▸ INSTRUCTION
Only the lines from the start of the data through the line containing "30.2, 30.2, 30.2];" should be written out, exactly as they are, with both ends included and the pictures left out.

▸ DATA SEGMENT
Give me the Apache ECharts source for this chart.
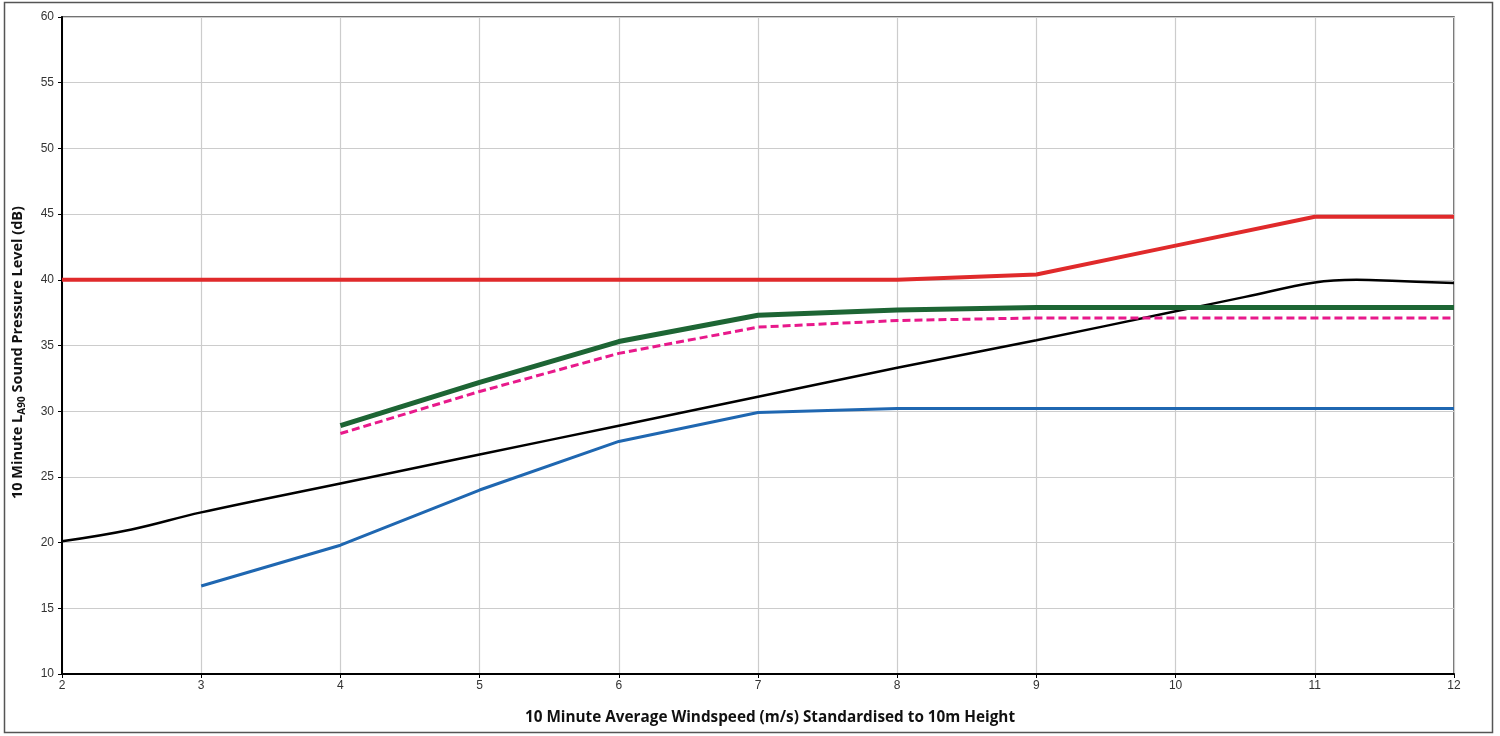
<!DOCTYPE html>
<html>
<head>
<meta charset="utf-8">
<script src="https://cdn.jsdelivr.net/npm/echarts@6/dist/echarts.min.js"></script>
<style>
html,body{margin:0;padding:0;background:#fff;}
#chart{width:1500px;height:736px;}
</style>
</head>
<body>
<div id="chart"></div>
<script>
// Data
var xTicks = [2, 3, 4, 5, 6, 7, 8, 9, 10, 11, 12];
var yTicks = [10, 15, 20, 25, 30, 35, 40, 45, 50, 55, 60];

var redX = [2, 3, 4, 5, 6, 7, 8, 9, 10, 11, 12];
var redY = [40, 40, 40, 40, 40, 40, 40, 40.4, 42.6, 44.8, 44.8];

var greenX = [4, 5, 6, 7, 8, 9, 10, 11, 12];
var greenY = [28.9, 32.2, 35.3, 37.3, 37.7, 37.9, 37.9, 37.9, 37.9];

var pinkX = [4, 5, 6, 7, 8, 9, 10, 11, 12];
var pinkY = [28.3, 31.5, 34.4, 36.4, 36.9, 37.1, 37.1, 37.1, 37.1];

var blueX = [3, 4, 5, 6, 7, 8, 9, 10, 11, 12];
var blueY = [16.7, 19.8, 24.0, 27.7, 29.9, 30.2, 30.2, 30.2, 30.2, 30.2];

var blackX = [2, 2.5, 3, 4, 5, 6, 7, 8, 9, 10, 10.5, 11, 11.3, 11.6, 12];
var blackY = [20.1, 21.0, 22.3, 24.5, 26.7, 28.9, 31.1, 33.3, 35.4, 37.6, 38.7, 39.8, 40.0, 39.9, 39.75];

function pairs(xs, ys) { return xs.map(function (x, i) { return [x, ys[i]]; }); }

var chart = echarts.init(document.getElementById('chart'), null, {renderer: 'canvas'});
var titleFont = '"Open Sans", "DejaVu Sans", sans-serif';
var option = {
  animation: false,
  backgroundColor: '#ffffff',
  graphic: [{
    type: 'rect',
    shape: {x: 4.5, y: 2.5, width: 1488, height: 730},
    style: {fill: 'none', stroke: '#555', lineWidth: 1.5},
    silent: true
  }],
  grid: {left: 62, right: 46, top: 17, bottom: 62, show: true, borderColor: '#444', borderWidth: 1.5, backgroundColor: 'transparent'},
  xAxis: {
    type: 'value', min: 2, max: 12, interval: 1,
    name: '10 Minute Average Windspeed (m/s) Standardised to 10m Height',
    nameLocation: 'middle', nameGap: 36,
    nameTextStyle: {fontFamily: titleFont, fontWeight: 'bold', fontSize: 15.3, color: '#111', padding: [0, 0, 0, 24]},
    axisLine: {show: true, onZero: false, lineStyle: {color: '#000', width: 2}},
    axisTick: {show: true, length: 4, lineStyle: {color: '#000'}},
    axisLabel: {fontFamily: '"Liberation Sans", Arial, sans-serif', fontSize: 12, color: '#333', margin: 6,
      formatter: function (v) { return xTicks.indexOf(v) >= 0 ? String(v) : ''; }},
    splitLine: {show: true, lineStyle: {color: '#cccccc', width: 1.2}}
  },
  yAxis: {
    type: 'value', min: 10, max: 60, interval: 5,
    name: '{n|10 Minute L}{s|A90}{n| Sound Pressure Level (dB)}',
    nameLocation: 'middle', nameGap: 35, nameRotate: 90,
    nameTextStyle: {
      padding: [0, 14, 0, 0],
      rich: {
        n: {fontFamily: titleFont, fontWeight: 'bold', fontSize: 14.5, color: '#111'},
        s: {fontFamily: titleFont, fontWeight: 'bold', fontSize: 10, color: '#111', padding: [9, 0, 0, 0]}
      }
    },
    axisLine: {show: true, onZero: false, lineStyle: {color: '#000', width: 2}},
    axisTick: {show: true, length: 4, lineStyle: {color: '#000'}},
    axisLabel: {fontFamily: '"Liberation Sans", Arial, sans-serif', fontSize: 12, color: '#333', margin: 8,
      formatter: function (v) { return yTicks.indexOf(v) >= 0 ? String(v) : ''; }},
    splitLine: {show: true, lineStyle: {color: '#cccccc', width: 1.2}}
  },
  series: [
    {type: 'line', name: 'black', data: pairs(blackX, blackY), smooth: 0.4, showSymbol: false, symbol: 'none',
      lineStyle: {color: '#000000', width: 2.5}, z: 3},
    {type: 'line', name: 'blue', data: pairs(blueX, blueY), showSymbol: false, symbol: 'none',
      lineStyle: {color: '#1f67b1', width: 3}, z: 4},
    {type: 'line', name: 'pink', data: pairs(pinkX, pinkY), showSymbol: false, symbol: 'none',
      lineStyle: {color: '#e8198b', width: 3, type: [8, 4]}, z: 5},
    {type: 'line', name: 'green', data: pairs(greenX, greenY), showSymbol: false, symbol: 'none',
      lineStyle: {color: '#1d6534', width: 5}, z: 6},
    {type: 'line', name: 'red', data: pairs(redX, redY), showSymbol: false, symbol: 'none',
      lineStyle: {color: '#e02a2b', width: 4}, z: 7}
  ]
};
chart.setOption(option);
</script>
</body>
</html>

▸ OUTPUT FOR THIS EXERCISE
Give me the Apache ECharts source for this chart.
<!DOCTYPE html>
<html>
<head>
<meta charset="utf-8">
<script src="https://cdn.jsdelivr.net/npm/echarts@6/dist/echarts.min.js"></script>
<style>
html,body{margin:0;padding:0;background:#fff;}
#chart{width:1500px;height:736px;}
</style>
</head>
<body>
<div id="chart"></div>
<script>
// Data
var xTicks = [2, 3, 4, 5, 6, 7, 8, 9, 10, 11, 12];
var yTicks = [10, 15, 20, 25, 30, 35, 40, 45, 50, 55, 60];

var redX = [2, 3, 4, 5, 6, 7, 8, 9, 10, 11, 12];
var redY = [40, 40, 40, 40, 40, 40, 40, 40.4, 42.6, 44.8, 44.8];

var greenX = [4, 5, 6, 7, 8, 9, 10, 11, 12];
var greenY = [28.9, 32.2, 35.3, 37.3, 37.7, 37.9, 37.9, 37.9, 37.9];

var pinkX = [4, 5, 6, 7, 8, 9, 10, 11, 12];
var pinkY = [28.3, 31.5, 34.4, 36.4, 36.9, 37.1, 37.1, 37.1, 37.1];

var blueX = [3, 4, 5, 6, 7, 8, 9, 10, 11, 12];
var blueY = [16.7, 19.8, 24.0, 27.7, 29.9, 30.2, 30.2, 30.2, 30.2, 30.2];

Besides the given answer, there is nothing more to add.